Middle East Tensions Drive Oil Prices Surge
Geopolitical tensions in the Middle East have made their mark on trading trends, with the price of oil (CL) rising while stocks took a hit following the 1 October ballistic missile attack by Iran on Israel. While further developments are as yet shrouded in uncertainty, traders the globe over are already taking action. Let’s dive in:
Black Gold Jumps on Supply Worries
With the implications of Tuesday’s missile volley still not yet fully understood, global commodities traders responded by pushing the price of crude up by more than 1%, while international benchmark Brent oil (EB) rose by 0.8% in value.
The oil market characteristically responds to shifts in the global balance of power or significant tensions since war can affect shipping lines and thus supplies of this crucial commodity. This observation is all the more relevant when the relevant conflict takes place within the Middle East, source to much of the world’s oil.
While this latest escalation between Israel and Iran has raised concerns that the anticipated wider Middle Eastern conflict may now be unfolding, the actual increase has been relatively modest, suggesting that market actors still consider it more likely than not that oil supplies from the region will continue uninterrupted, even amid ongoing hostilities. The key players in the conflict, while engaged in military action, still would most likely prefer not to put kinks into global energy suplly chains. Disruptions would have far-reaching consequences, not only for the economies of oil-producing nations but also for global energy markets.

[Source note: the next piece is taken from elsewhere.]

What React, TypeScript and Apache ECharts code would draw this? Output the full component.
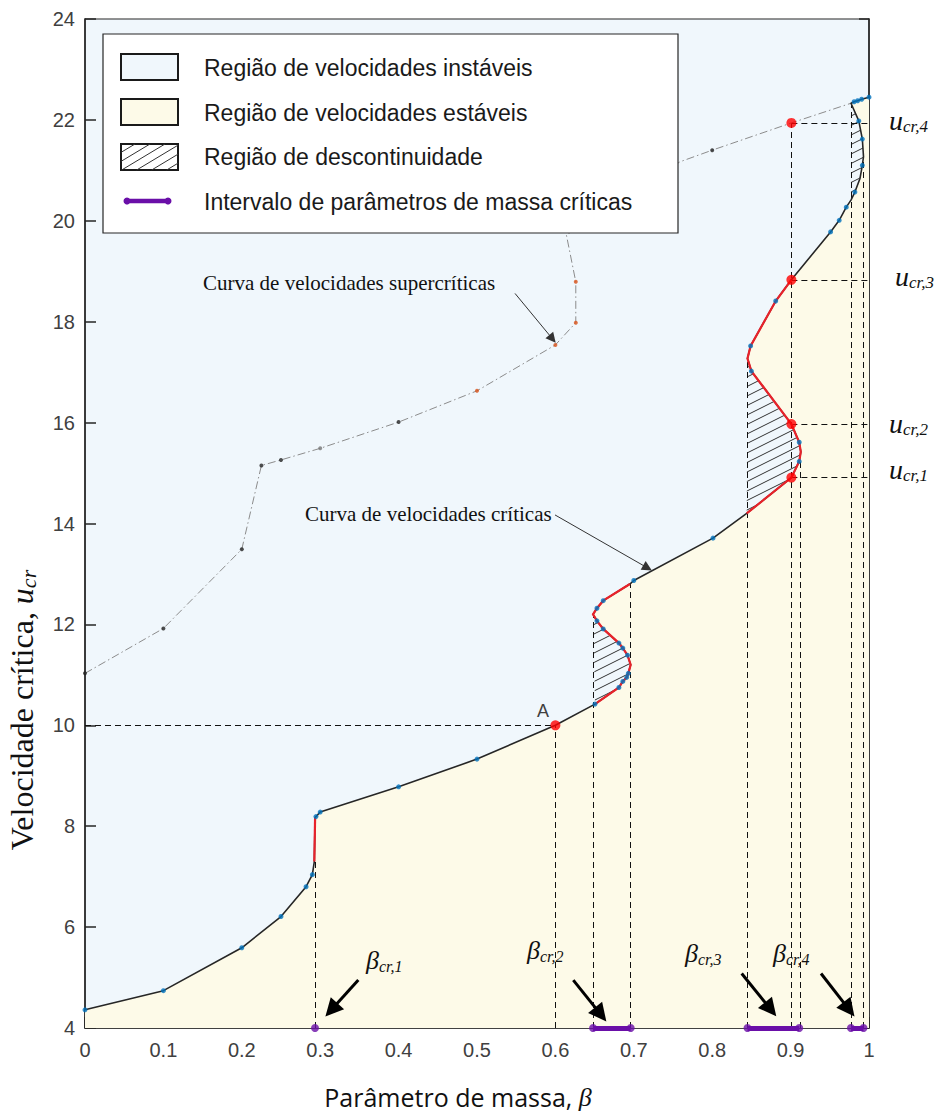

In the United States, some have speculated that this intensifying conflict could lead to significant oil shortages, pushing up gasoline prices and influencing the political landscape, especially with the upcoming elections. However, it seems unlikely that this will evolve into an "energy war," as both sides would suffer economically from disrupting oil supplies.
Iran is a significant player in global oil markets, supplying about 1.5% of the world's oil, as well as a member of OPEC+. A complete halt in Iranian oil exports, particularly if the Strait of Hormuz—through which 21% of the world’s oil flows—were blocked, could push prices well beyond $100 per barrel. Other regional powers, such as Saudi Arabia, also have little interest in an oil shock, prioritising stability over short-term gains from higher prices.
However, it seems, for the moment at least, that the chain of events could quickly take an unexpected turn, and this uncertainty is influencing market dynamics beyond global petrol markets as well:
Asian Indices Mixed Bag
With so much of the near future seeming up in the air, the stock market mood moving toward a more risk-averse disposition across major Asian indices may not have come as a surprise to savvy market watchers this 2 October. The Tokyo-based Japan 225 (Nikkei 225) dropped by more than 2% in overall value by the ring of the closing bell Wednesday, while Australia’s ASX 200 (SPI 200) fell by a more modest 0.1%.
Many analysts link these declines to the aforementioned concerns regarding developments emanating from the Middle East. On the other hand, not all Asian indices are in the red as of the morning of 2 October, showing that other considerations are being weighed by those on the continent’s trading floors as well.
Underscoring the importance of considering a wide range of factors when analysing the stock markets, the jump on the Hang Seng Index (Hong Kong 50) was over 6% as of midmorning Wednesday. Even as many market sectors were defined in their trading dynamics on 2 October by Iran’s missile attack, the buying incentive offered by the Chinese government’s recent stimulus measures might have outweighed these concerns for China’s share investors. Whether and how long this will last depends on global developments beyond the Chinese Communist Party’s control.
Conclusion
All in all, markets from indices to commodities the world over are showing significant, although still measured, responses, to the Middle East conflict’s latest flare-up as well as other factors. Participants and observers alike will have to wait and see what the days and weeks ahead hold for the global economy.